As soon as we arrived the took us back. Because of Morgan’s history of prematurity, IVH, Hydro, and the shunt…they doctor came in immediately to tell us that we would be in for the long haul because a full workup of MRI’s, CT-Scans, X-Rays, and Blood work would be needed to determine the cause. I informed them of the Benadryl and at first, they seemed unphased by the admission. Within the hour, we got the CT-Scan, MRI, and X-Ray done and the nurse was working on putting in an IV line for fluids as they decided she would be NPO (nothing by mouth) until they knew what was going on. I sat cuddling her on the bed waiting for results. At some point, her father and I switched, as I assumed he’d want some snuggles with her too and I needed to breathe. Too scared of what the results might determine.
Somewhere around 1am, the doctor came into to tell us that the Radiologist, The Neuro team and her had talked and they were all happy with the MRI, X-Ray and CT Scan results. Blood work work-up was still happening. But the Shunt was working, no blood clots and nothing that looked to be IVH or Hydro related. So for that, we were in the clear. About an hour later – the doctor comes in and says they are pretty sure they know what caused it…soon as she said it… I broke down and my heart broke…It was the fucking Benadryl. It was my fault. The doctor immediately told me it wasn’t my fault and that there was no way I would have known to account for the Thursday dose still being in her system and that the dose from Friday and Thursday together had cause the misfiring and caused the seizure. But no one was overly worried anymore as they felt, that it had passed and that since she was back to herself and nothing was showing signs of damage or recurrence that we could either go home or they could admit and keep an eye on her overnight.

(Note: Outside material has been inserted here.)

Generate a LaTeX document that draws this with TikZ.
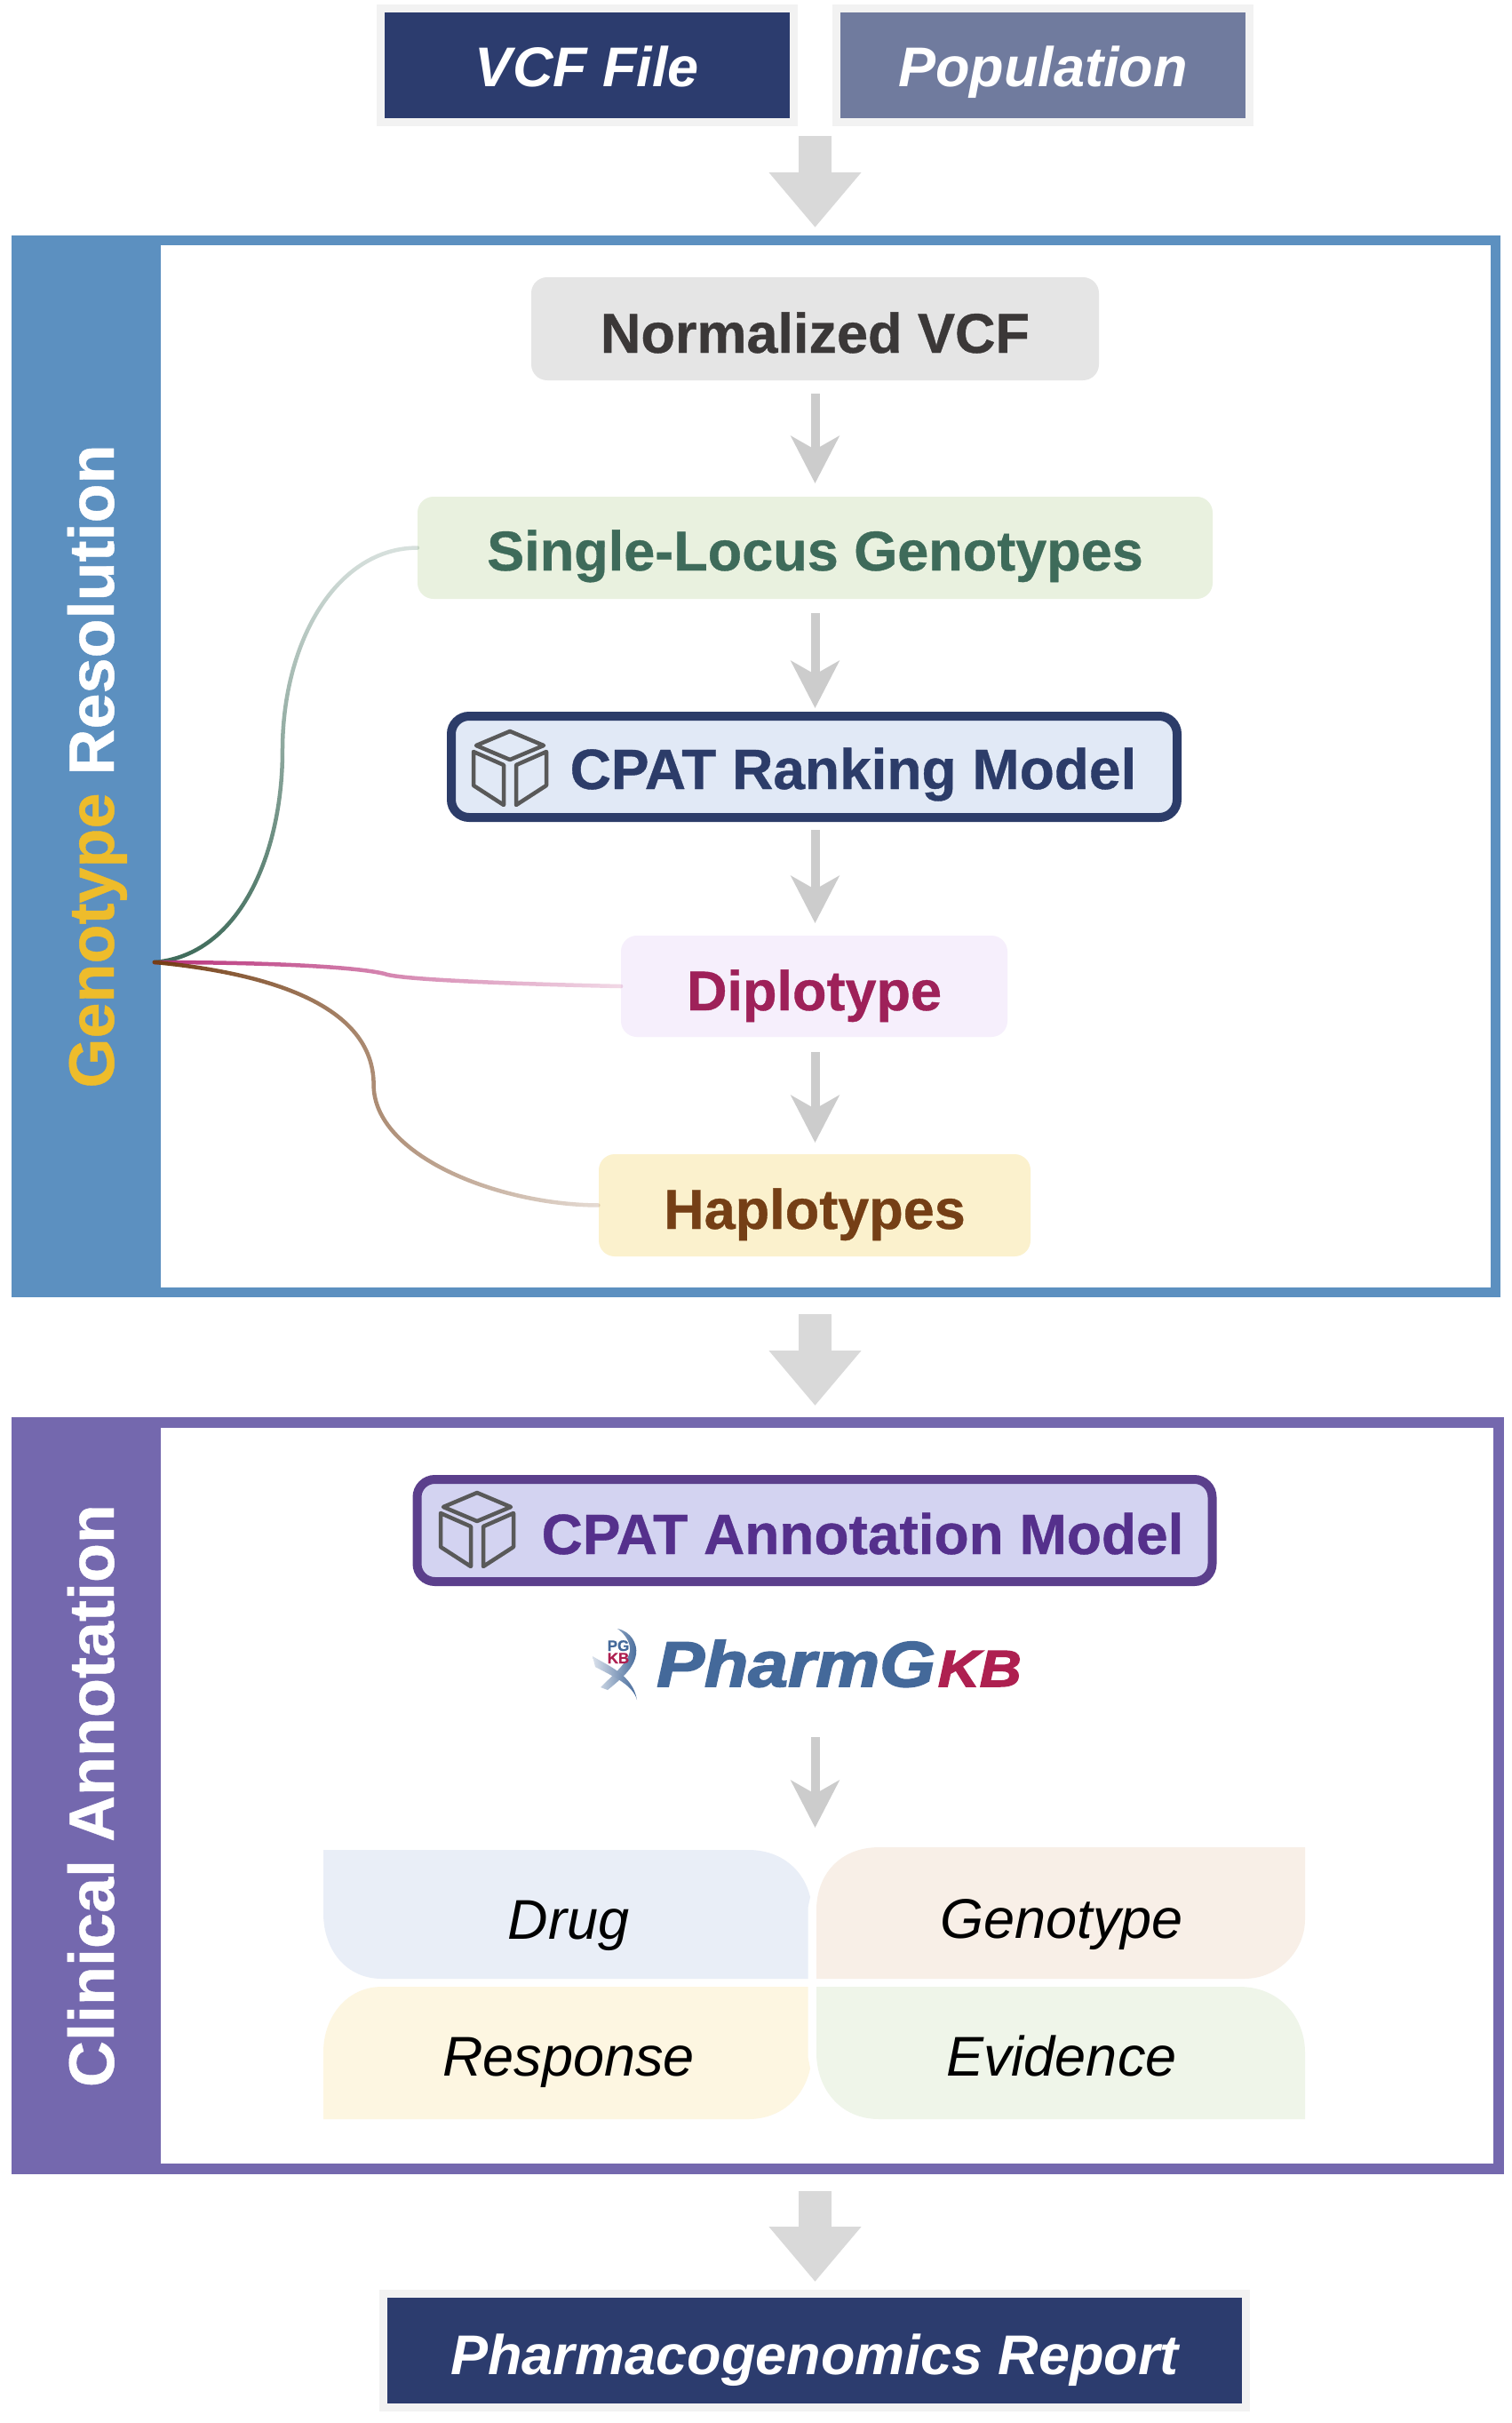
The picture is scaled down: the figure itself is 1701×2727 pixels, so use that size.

During this conversation with the attending physician is when we learned about yet another loophole that prematurity of birth can cause. Benadryl has something in it that doesn’t react well to preemies. The doctor has seen it before but still before making any judgments, wanted to make sure Morgan was in the clear with everything shunt related before going with her original feeling – which was that it was just too much Benadryl in her system and it couldn’t handle it. As she explained, I cried. The wave of let down on my end…hit me like a brick wall. I fucked up and I take full responsibility.
After the seizure, she was tired. I mean why wouldn’t she be. It was late, something she didn’t know about and couldn’t control had just happened to her. But she bounced back almost immediately to herself. She was right back to crying, screaming and batting her little sleepy eyes. But doctors confirmed to me that she would be ok.
I have a lot on my plate. I have a lot going on. I have a lot of feelings and emotions, I am trying to work thru but despite all of that…the most important thing in my life and the person who keeps me moving is my daughter.
I would never…I repeat never ever do anything to place her in harm’s way. I would never purposefully do anything to hurt her. I certainly never meant to give her something that would hurt her.
I feel about giving her something that I thought was helping her but not accounting for Thursday dose making it 1 ml total that she had on Thursday and Friday is weighing on me heavy. I know better. I should have checked and re-checked our amounts. I should have known that it was too much in a 24 hour period. I should have known. My job as her mom is to know everything. To check and cross-check and re-check and double check and check again on everything going on with her. I failed.
The feelings of pure disgust I have for myself right now are overwhelming.